** START OF Provided data **
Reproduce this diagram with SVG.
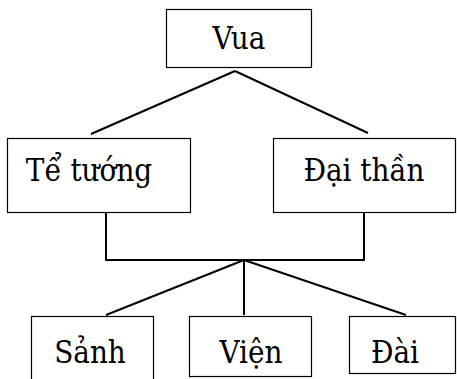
<svg xmlns="http://www.w3.org/2000/svg" width="457" height="379" viewBox="0 0 457 379">
<style>
.box{fill:#fff;stroke:#000;stroke-width:1.2}
text{font-family:'DejaVu Serif Condensed','DejaVu Serif',serif;font-stretch:condensed;font-size:31px;fill:#000;text-anchor:middle}
.con{stroke:#000;stroke-width:2;fill:none}
</style>
<rect width="457" height="379" fill="#fff"/>
<g id="connectors">
<line class="con" x1="235" y1="71" x2="91" y2="134"/>
<line class="con" x1="235" y1="71" x2="368" y2="133"/>
<polyline class="con" points="106,213 106,260 364,260 364,213"/>
<line class="con" x1="244" y1="260" x2="106" y2="315"/>
<line class="con" x1="244" y1="260" x2="244" y2="315"/>
<line class="con" x1="244" y1="260" x2="406" y2="315"/>
</g>
<g id="vua">
<rect class="box" x="166.5" y="9.5" width="145" height="58"/>
<text x="239" y="49">Vua</text>
</g>
<g id="te-tuong">
<rect class="box" x="7.5" y="138.5" width="183" height="74"/>
<text x="89" y="181">Tể tướng</text>
</g>
<g id="dai-than">
<rect class="box" x="273.5" y="138.5" width="182" height="74"/>
<text x="364" y="181">Đại thần</text>
</g>
<g id="sanh">
<rect class="box" x="31.5" y="316.5" width="122" height="70"/>
<text x="90" y="363">Sảnh</text>
</g>
<g id="vien">
<rect class="box" x="189.5" y="316.5" width="122" height="60"/>
<text x="251" y="363">Viện</text>
</g>
<g id="dai">
<rect class="box" x="349.5" y="316.5" width="106" height="57"/>
<text x="395" y="363">Đài</text>
</g>
</svg>
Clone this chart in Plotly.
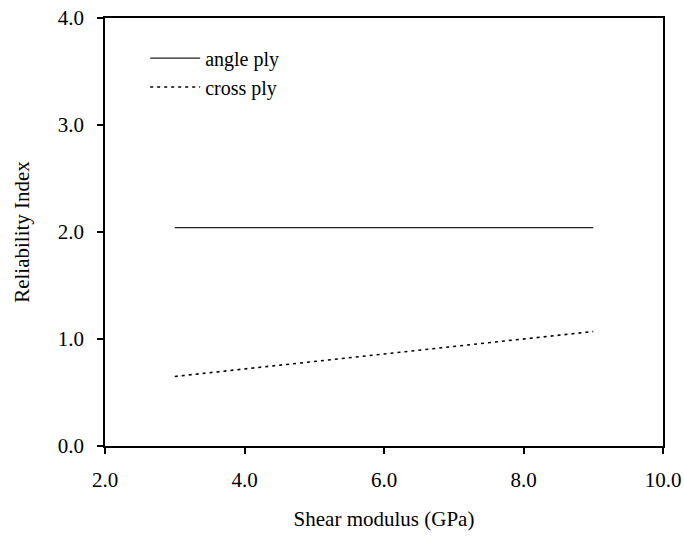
import plotly.graph_objects as go

# Shear modulus (GPa) sampled for each laminate layup
shear_modulus = [3.0, 4.0, 5.0, 6.0, 7.0, 8.0, 9.0]
angle_ply = [2.04, 2.04, 2.04, 2.04, 2.04, 2.04, 2.04]
cross_ply = [0.65, 0.72, 0.79, 0.86, 0.93, 1.00, 1.07]

x_ticks = [2.0, 4.0, 6.0, 8.0, 10.0]
y_ticks = [0.0, 1.0, 2.0, 3.0, 4.0]

FONT = "Liberation Serif, Times New Roman, serif"
FS = 21

fig = go.Figure()
fig.add_trace(go.Scatter(
    x=shear_modulus, y=angle_ply, mode="lines", name="angle ply",
    line=dict(color="#222222", width=1.2),
))
fig.add_trace(go.Scatter(
    x=shear_modulus, y=cross_ply, mode="lines", name="cross ply",
    line=dict(color="#000000", width=1.6, dash="3px,4px"),
))

axis_common = dict(
    showline=True, linecolor="black", linewidth=1.5, mirror=True,
    ticks="outside", ticklen=6, tickwidth=1.5, tickcolor="black",
    showgrid=False, zeroline=False, tickformat=".1f", automargin=False,
    tickfont=dict(family=FONT, size=FS, color="black"),
)

fig.update_layout(
    width=684, height=536,
    margin=dict(l=105, r=21, t=18, b=90),
    paper_bgcolor="white", plot_bgcolor="white",
    font=dict(family=FONT, size=FS, color="black"),
    xaxis=dict(range=[2.0, 10.0], tickvals=x_ticks, ticklabelstandoff=8,
               title=dict(text="Shear modulus (GPa)", standoff=20,
                          font=dict(family=FONT, size=FS)),
               **axis_common),
    yaxis=dict(range=[0.0, 4.0], tickvals=y_ticks, ticklabelstandoff=9,
               title=dict(text="Reliability Index", standoff=22,
                          font=dict(family=FONT, size=FS)),
               **axis_common),
    legend=dict(x=0.072, y=0.952, xanchor="left", yanchor="top",
                bgcolor="rgba(0,0,0,0)", font=dict(family=FONT, size=20),
                tracegroupgap=0, itemwidth=50),
    showlegend=True,
)

fig.write_html("out.html")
** END OF Provided data **
### [Set problem]
Would you return the data exactly as written, without the pictures?

### [Exercise response]
Reproduce this diagram with SVG.
<svg xmlns="http://www.w3.org/2000/svg" width="457" height="379" viewBox="0 0 457 379">
<style>
.box{fill:#fff;stroke:#000;stroke-width:1.2}
text{font-family:'DejaVu Serif Condensed','DejaVu Serif',serif;font-stretch:condensed;font-size:31px;fill:#000;text-anchor:middle}
.con{stroke:#000;stroke-width:2;fill:none}
</style>
<rect width="457" height="379" fill="#fff"/>
<g id="connectors">
<line class="con" x1="235" y1="71" x2="91" y2="134"/>
<line class="con" x1="235" y1="71" x2="368" y2="133"/>
<polyline class="con" points="106,213 106,260 364,260 364,213"/>
<line class="con" x1="244" y1="260" x2="106" y2="315"/>
<line class="con" x1="244" y1="260" x2="244" y2="315"/>
<line class="con" x1="244" y1="260" x2="406" y2="315"/>
</g>
<g id="vua">
<rect class="box" x="166.5" y="9.5" width="145" height="58"/>
<text x="239" y="49">Vua</text>
</g>
<g id="te-tuong">
<rect class="box" x="7.5" y="138.5" width="183" height="74"/>
<text x="89" y="181">Tể tướng</text>
</g>
<g id="dai-than">
<rect class="box" x="273.5" y="138.5" width="182" height="74"/>
<text x="364" y="181">Đại thần</text>
</g>
<g id="sanh">
<rect class="box" x="31.5" y="316.5" width="122" height="70"/>
<text x="90" y="363">Sảnh</text>
</g>
<g id="vien">
<rect class="box" x="189.5" y="316.5" width="122" height="60"/>
<text x="251" y="363">Viện</text>
</g>
<g id="dai">
<rect class="box" x="349.5" y="316.5" width="106" height="57"/>
<text x="395" y="363">Đài</text>
</g>
</svg>
Clone this chart in Plotly.
import plotly.graph_objects as go

# Shear modulus (GPa) sampled for each laminate layup
shear_modulus = [3.0, 4.0, 5.0, 6.0, 7.0, 8.0, 9.0]
angle_ply = [2.04, 2.04, 2.04, 2.04, 2.04, 2.04, 2.04]
cross_ply = [0.65, 0.72, 0.79, 0.86, 0.93, 1.00, 1.07]

x_ticks = [2.0, 4.0, 6.0, 8.0, 10.0]
y_ticks = [0.0, 1.0, 2.0, 3.0, 4.0]

FONT = "Liberation Serif, Times New Roman, serif"
FS = 21

fig = go.Figure()
fig.add_trace(go.Scatter(
    x=shear_modulus, y=angle_ply, mode="lines", name="angle ply",
    line=dict(color="#222222", width=1.2),
))
fig.add_trace(go.Scatter(
    x=shear_modulus, y=cross_ply, mode="lines", name="cross ply",
    line=dict(color="#000000", width=1.6, dash="3px,4px"),
))

axis_common = dict(
    showline=True, linecolor="black", linewidth=1.5, mirror=True,
    ticks="outside", ticklen=6, tickwidth=1.5, tickcolor="black",
    showgrid=False, zeroline=False, tickformat=".1f", automargin=False,
    tickfont=dict(family=FONT, size=FS, color="black"),
)

fig.update_layout(
    width=684, height=536,
    margin=dict(l=105, r=21, t=18, b=90),
    paper_bgcolor="white", plot_bgcolor="white",
    font=dict(family=FONT, size=FS, color="black"),
    xaxis=dict(range=[2.0, 10.0], tickvals=x_ticks, ticklabelstandoff=8,
               title=dict(text="Shear modulus (GPa)", standoff=20,
                          font=dict(family=FONT, size=FS)),
               **axis_common),
    yaxis=dict(range=[0.0, 4.0], tickvals=y_ticks, ticklabelstandoff=9,
               title=dict(text="Reliability Index", standoff=22,
                          font=dict(family=FONT, size=FS)),
               **axis_common),
    legend=dict(x=0.072, y=0.952, xanchor="left", yanchor="top",
                bgcolor="rgba(0,0,0,0)", font=dict(family=FONT, size=20),
                tracegroupgap=0, itemwidth=50),
    showlegend=True,
)

fig.write_html("out.html")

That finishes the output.